Every day, Philadelphia residents endure under the weight of gun violence. Last year the city saw nearly 500 homicides, and as of Feb. 2, 50 murders — already more than 30% higher than the same time period in 2020.

Sometimes residents go it alone. Other times they stand together — at rallies and protests and endless hearings and news conferences where city leaders always promise to do more but never quite come through.

“There’s nothing you’re going to name we haven’t done,” said Johnson, who has also walked to D.C. for the last four years to bring awareness to police brutality.

“The people who say nobody cares are the people who don’t care,” Burton said. In addition to her one-woman antiviolence protests, Burton has recently turned her attention to hanging free face masks on a tree outside her home.

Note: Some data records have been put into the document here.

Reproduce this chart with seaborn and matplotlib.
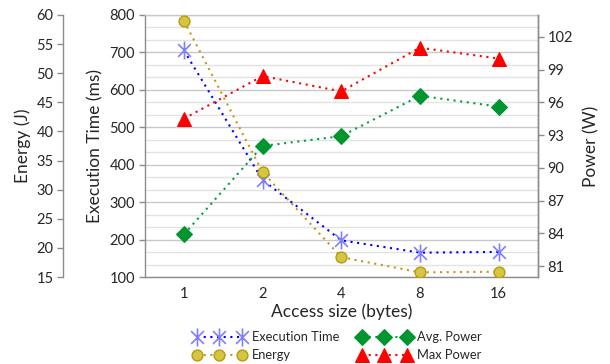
import numpy as np
import pandas as pd
import matplotlib
matplotlib.use("Agg")
import matplotlib.pyplot as plt
from matplotlib.path import Path
from matplotlib.ticker import MultipleLocator
import seaborn as sns

# ---- data ----
access_sizes = ["1", "2", "4", "8", "16"]
exec_time_ms = [705, 359, 198, 165, 167]
energy_j = [59.0, 33.0, 18.4, 15.8, 15.9]
avg_power_w = [83.9, 92.0, 92.9, 96.6, 95.6]
max_power_w = [94.5, 98.4, 97.0, 101.0, 100.0]

df = pd.DataFrame({
    "pos": np.arange(len(access_sizes)),
    "size": access_sizes,
    "exec": exec_time_ms,
    "energy": energy_j,
    "avg": avg_power_w,
    "max": max_power_w,
})

sns.set_theme(style="white")
plt.rcParams["font.family"] = ["Lato", "DejaVu Sans"]
TXT = "#262626"
SP = "#8c8c8c"

fig = plt.figure(figsize=(6.1, 3.64), dpi=100)
ax = fig.add_axes([0.237, 0.239, 0.645, 0.720])
ax2 = ax.twinx()
ax3 = ax.twinx()

star = Path([(0, -1), (0, 1), (-0.707, -0.707), (0.707, 0.707),
             (-0.707, 0.707), (0.707, -0.707)],
            [Path.MOVETO, Path.LINETO, Path.MOVETO, Path.LINETO,
             Path.MOVETO, Path.LINETO])

sns.lineplot(data=df, x="pos", y="exec", ax=ax, color="#0000ff",
             lw=1.5, marker=star, markersize=13,
             markeredgecolor="#7f7fff", markeredgewidth=1.2,
             label="Execution Time", legend=False, zorder=4)
sns.lineplot(data=df, x="pos", y="energy", ax=ax3, color="#c8941e",
             lw=1.5, marker="o", markersize=7.8,
             markerfacecolor="#d4c640", markeredgecolor="#b89a10",
             markeredgewidth=1.0, label="Energy", legend=False, zorder=4)
sns.lineplot(data=df, x="pos", y="avg", ax=ax2, color="#00a040",
             lw=1.5, marker="D", markersize=8.3,
             markerfacecolor="#00952f", markeredgecolor="#00952f",
             label="Avg. Power", legend=False, zorder=4)
sns.lineplot(data=df, x="pos", y="max", ax=ax2, color="#ff0000",
             lw=1.5, marker="^", markersize=9.5,
             markerfacecolor="#ff0000", markeredgecolor="#ff0000",
             label="Max Power", legend=False, zorder=4)

for line in ax.lines + ax2.lines + ax3.lines:
    line.set_linestyle((0, (1, 2.2)))
    line.set_dash_capstyle("butt")

# main axis
ax.set_xlim(-0.5, len(access_sizes) - 0.5)
ax.set_xticks(df["pos"])
ax.set_xticklabels(access_sizes)
ax.set_ylim(100, 800)
ax.yaxis.set_major_locator(MultipleLocator(100))
ax.yaxis.set_minor_locator(MultipleLocator(100 / 3))
ax.grid(True, which="major", axis="y", color="#c8c8c8", lw=1.0)
ax.grid(True, which="minor", axis="y", color="#e3e3e3", lw=1.0)
ax.set_axisbelow(True)
ax.set_xlabel("Access size (bytes)", fontsize=12.5, color=TXT, labelpad=2)
ax.set_ylabel("Execution Time (ms)", fontsize=12.5, color=TXT, labelpad=4)

# power axis
ax2.set_ylim(80, 104)
ax2.set_yticks(np.arange(81, 103, 3))
ax2.set_ylabel("Power (W)", fontsize=12.5, color=TXT, labelpad=7)

# energy axis
ax3.set_ylim(15, 60)
ax3.yaxis.set_major_locator(MultipleLocator(5))
ax3.spines["left"].set_position(("outward", 58.5))
ax3.spines["left"].set_visible(True)
ax3.spines["right"].set_visible(False)
ax3.yaxis.set_ticks_position("left")
ax3.yaxis.set_label_position("left")
ax3.set_ylabel("Energy (J)", fontsize=12.5, color=TXT, labelpad=4)

for a in (ax, ax2, ax3):
    a.tick_params(axis="both", which="major", labelsize=10.5, colors=TXT,
                  length=4, width=1, direction="out", pad=3)
    a.tick_params(which="major", color=SP)
    a.tick_params(which="minor", length=0)
    for s in a.spines.values():
        s.set_color(SP)
        s.set_linewidth(1.0)
ax2.spines["left"].set_visible(False)
ax3.spines["top"].set_visible(False)
ax3.spines["bottom"].set_visible(False)
ax2.spines["top"].set_visible(False)
ax2.spines["bottom"].set_visible(False)
ax.spines["top"].set_visible(True)
ax.spines["top"].set_color("#c8c8c8")

handles = [ax.lines[0], ax3.lines[0], ax2.lines[0], ax2.lines[1]]
labels = ["Execution Time", "Energy", "Avg. Power", "Max Power"]
fig.legend(handles, labels, loc="center", bbox_to_anchor=(0.553, 0.049),
           ncol=2, frameon=False, numpoints=3, handlelength=4.1,
           fontsize=9.3, labelcolor=TXT, columnspacing=1.4,
           handletextpad=0.5, labelspacing=0.45, borderpad=0.1)

fig.savefig("out.png", dpi=100)
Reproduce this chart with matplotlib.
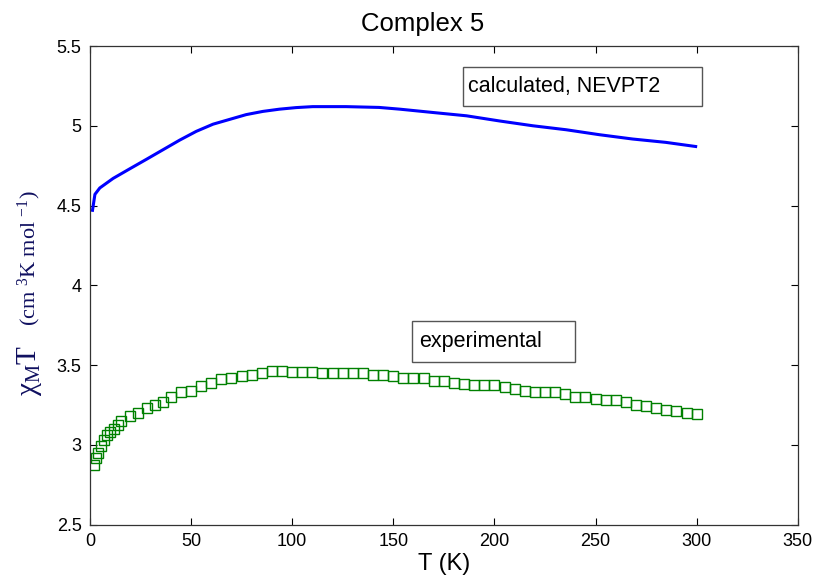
import numpy as np
import matplotlib
matplotlib.use('Agg')
import matplotlib.pyplot as plt
from matplotlib.patches import Rectangle

plt.rcParams['font.family'] = ['Liberation Sans', 'DejaVu Sans']
plt.rcParams['mathtext.fontset'] = 'custom'
plt.rcParams['mathtext.rm'] = 'Liberation Serif'
plt.rcParams['mathtext.it'] = 'Liberation Serif:italic'

# measured chi*T vs temperature
T_exp = [1.8, 3, 4, 5.4, 6.8, 8.4, 10, 12, 13.7, 15.3,
         20, 24, 28, 32, 36, 40, 45, 50, 55, 60, 65, 70, 75, 80, 85, 90,
         95, 100, 105, 110, 115, 120, 125, 130, 135, 140, 145, 150, 155,
         160, 165, 170, 175, 180, 185, 190, 195, 200, 205, 210, 215, 220,
         225, 230, 235, 240, 245, 250, 255, 260, 265, 270, 275, 280, 285,
         290, 295, 300]
chiT_exp = [2.875, 2.92, 2.95, 2.99, 3.03, 3.06, 3.08, 3.10, 3.125, 3.146,
            3.18, 3.20, 3.23, 3.25, 3.27, 3.30, 3.33, 3.34, 3.37, 3.39, 3.41,
            3.42, 3.43, 3.44, 3.45, 3.46, 3.46, 3.455, 3.455, 3.455, 3.45,
            3.45, 3.45, 3.45, 3.45, 3.44, 3.44, 3.43, 3.42, 3.42, 3.42, 3.40,
            3.40, 3.39, 3.38, 3.375, 3.375, 3.375, 3.365, 3.35, 3.34, 3.33,
            3.33, 3.33, 3.32, 3.30, 3.30, 3.29, 3.28, 3.28, 3.27, 3.25, 3.245,
            3.23, 3.22, 3.21, 3.20, 3.19]

# NEVPT2 curve
T_calc = [1.3, 2.5, 4.9, 11.5, 19.7, 28, 36.2, 44.4, 52.6, 60.9, 69.1, 77.3,
          85.5, 93.7, 102, 110.2, 126.6, 143, 153.3, 169.8, 186.2, 202.6,
          219, 235.5, 251.9, 268.3, 284.7, 299.5]
chiT_calc = [4.47, 4.57, 4.61, 4.67, 4.73, 4.79, 4.85, 4.91, 4.965, 5.01,
             5.04, 5.07, 5.09, 5.104, 5.114, 5.12, 5.12, 5.115, 5.104, 5.083,
             5.0625, 5.03, 5.0, 4.975, 4.944, 4.917, 4.896, 4.87]

fig = plt.figure(figsize=(8.17, 5.76), dpi=100)
ax = fig.add_axes([0.110, 0.0894, 0.8665, 0.8307])

ax.plot(T_calc, chiT_calc, color='#0000ff', lw=2.2)
ax.plot(T_exp, chiT_exp, ls='none', marker='s', ms=6.5, mfc='none',
        mec='#008000', mew=1.0)

ax.set_xlim(0, 350)
ax.set_ylim(2.5, 5.5)
ax.set_xticks(np.arange(0, 351, 50))
ax.set_yticks(np.arange(2.5, 5.51, 0.5))
ax.set_yticklabels(['2.5', '3', '3.5', '4', '4.5', '5', '5.5'])
ax.tick_params(direction='in', length=5, width=0.8, labelsize=13,
               top=True, right=True, pad=6)
for s in ax.spines.values():
    s.set_color('#333333')
    s.set_linewidth(0.9)

ax.set_xlabel('T (K)', fontsize=17, labelpad=2)
ax.set_title('Complex 5', fontsize=18.5, x=0.47, pad=11)

ylab = '#101060'
ax.text(-0.085, 0.323, r'$\mathrm{\chi_M T}$', rotation=90, fontsize=21,
        color=ylab, ha='center', va='center', transform=ax.transAxes)
ax.text(-0.085, 0.557, r'$\mathrm{(cm\ ^3 K\ mol\ ^{-1})}$', rotation=90,
        fontsize=16, color=ylab, ha='center', va='center',
        transform=ax.transAxes)

# text boxes labelling the two series
def label_box(x0, y0, w, h, tx, ty, txt):
    ax.add_patch(Rectangle((x0, y0), w, h, transform=ax.transAxes,
                           fc='white', ec='#555555', lw=1.0, zorder=5))
    ax.text(tx, ty, txt, fontsize=15.5, ha='left', va='center',
            transform=ax.transAxes, zorder=6)

label_box(0.5265, 0.8746, 0.3377, 0.0809, 0.5348, 0.9154,
          'calculated, NEVPT2')
label_box(0.4546, 0.3402, 0.2307, 0.0851, 0.4645, 0.3835,
          'experimental')

fig.savefig('out.png', dpi=100)
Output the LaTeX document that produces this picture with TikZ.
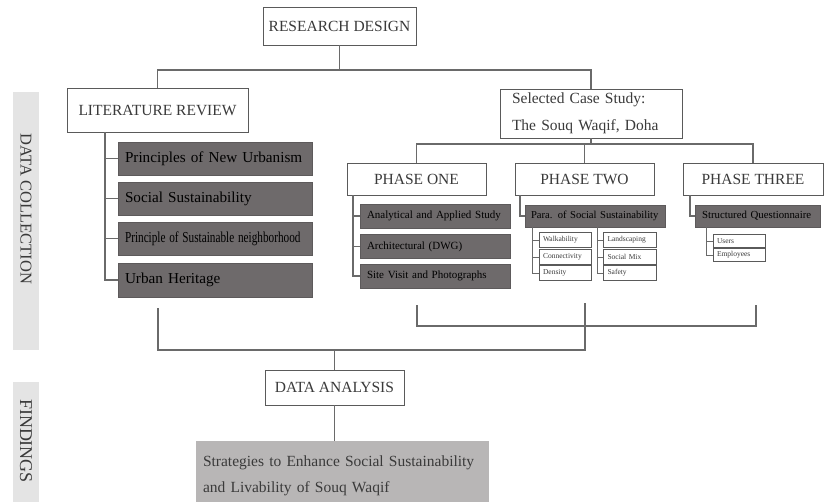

Could city residents do more? We all can, but residents might be more inclined if they could trust that they’d be safe when they spoke up, or if dangerous criminals weren’t given reduced sentences only to go on to commit more heinous crimes, or if police solved more than half of the city’s homicides. If the city showed the kind of all-hands-on-deck focus we now know it is capable of. If elected officials, including Mayor Kenney, remembered that they work for city residents, who shouldn’t be ignored.

“Am I seeing that decrease in violence because we’re doing these things?” Pichardo, 43, said. “No, I think now it’s worse than ever. But it’s even more important for us to be persistent, to set an example for each other.”

In the meantime, Andrews recently wrapped up his protest, where for the last 40 years he has written antiviolence messages on a blackboard affixed to a building on the same corner. He recently hung the funeral programs there of young men from the neighborhood who have been picked off one by one by gun violence: Gary Hall Jr. in 2006, Maurice Woods in 2007, Jerome Cox in 2010, Shanik Gantt in 2012, Tyshawn Malik Woods and Demetrius Green in 2020.

Pichardo hits the streets, finding endless ways to try to keep people in Philadelphia from dying from drugs and guns — these days with community kits filled with gun locks, Narcan to reverse overdoses, and bandannas that could be used as face masks and tourniquets.

Burton keeps her mask tree stocked.

Even as he grows weaker from not eating since Jan. 18, Johnson is at City Hall every day.

On Monday, he stood alone, pleading into his megaphone as snow steadily covered everything around him.

“The numbers show we are not doing enough, Mr. Mayor, so come on out. Stop hiding behind COVID-19.”

And Jesus H., Mayor Kenney! Would it kill you to spare a few minutes and come down to speak to Johnson? I’m afraid, weeks into his hunger strike, it might kill him if you don’t.